I don't understand, are you sure to understand my problem? There is no heap consumption problem, the GC is already tunned, and I already used Yourkit (which is some kind of VisualVM on steroid) and know what takes place in the heap. The problem here is: where is my heap? on physical memory or swapped. I don't think these tools are appropriate
t0r0X almost 11 years

Ok, now I understand your problem. Indeed, the tools I mentioned won't tell you anything about what the OS is doing with the memory pages.
Vishy almost 11 years

There is no way to know what has been swapped to disk. If you stop a process or delete a file in tmpfs, and this clears some swap space, then you know it was using some swap. In any case it's not work worrying about such a small amount of memory IMHO, my 8 years old has an 8 GB PC for games. I would buy more memory.
Sebastien Lorber almost 11 years

I understand that and we will probably increase the memory, just trying to understand how it works ;) By the way i posted the df and tmpfs doesn't seem to take so much place (but the current server swap was not as high as yesterday, will check under load)
Sebastien Lorber almost 11 years

We already tunned the GC and have seen very good increased results. We don't use an external service: we run vSphere with 500 VM and there is no SLA, all machines have virtual RAM = physical RAM
Vishy almost 11 years

If the load on the server changes the swap, it is most likely to be other programs which are being swapped out. I would consider reducing the heap size to reduce the amount swapped until you have more memory.
t0r0X almost 11 years

In the last graph you attached to the question, where are the pauses/freezes and how long are those? Also, there is an interruption of the green and blue graphs, at about 10:26-10:28, what does that interruption mean?
Sebastien Lorber almost 11 years

We can increase the memory in 1sec because we use virtualization, but we need to justify the action to our customer. If the other programs are swapped out and not the JVM, why these long pauses then?
Sebastien Lorber almost 11 years

Victor the pauses are all along the load test, having 100ms average response time except for some requests that have a 5 to 30sec response time from Solr. The interruption means that the system could not collect any metrics at that time for some reason (maybe a long GC)
t0r0X almost 11 years

When I hear or read "maybe a long GC", I get a bad feeling. During issue analysis, only hard facts count. The target of a properly done GC tuning is to avoid such pauses. Therefore, in my humble opinion, without having more details than you provided, I think your GC tuning leaves room for improvement.
Vishy almost 11 years

You only need a small portion of the heap to be swapped to get long pauses.
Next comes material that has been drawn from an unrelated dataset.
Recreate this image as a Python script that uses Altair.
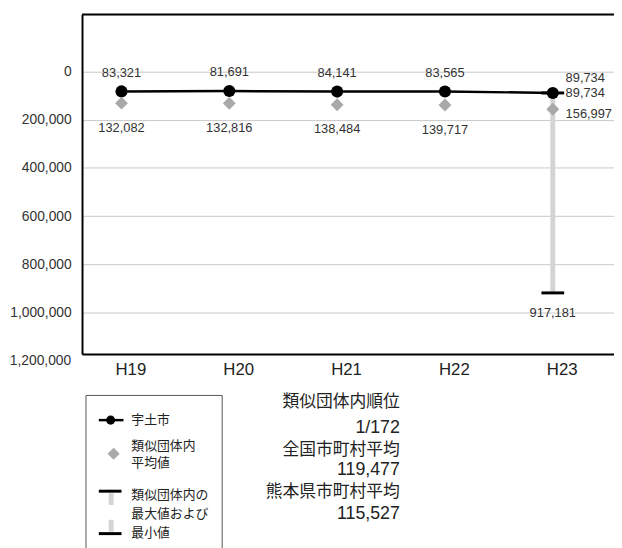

You can get longer pauses because you have used virtualization but usually not seconds. If you have virtualization you should be able to easily increase the memory size and see if the problem goes away (or am I missing the point of virtualization)
haridsv over 9 years

"You have a bunch of threads using 64 MB stacks." -- How did you figure it out from pmap output?
Vishy over 9 years

@haridsv You can see many pairs of mappings which used for each thread. From the size of the address range you can workout the extents of the stack.
haridsv over 9 years

@PeterLawrey Using pmap -d on RHEL 6.5, I get the fields Address Kbytes Mode Offset Device Mapping and none of the entries are for threads. All entries are either files or [anon]. Example entries: 0000000000400000 4 r-x-- 0000000000000000 009:00002 java and 0000000001002000 132 rw--- 0000000000000000 000:00000 [ anon ].
haridsv over 9 years

@PeterLawrey I don't actually know how to check which of these [anon] blocks are thread stacks, that is in fact part of my question. I tried to compare the size column against the Xss (which we had as 296) and found only one.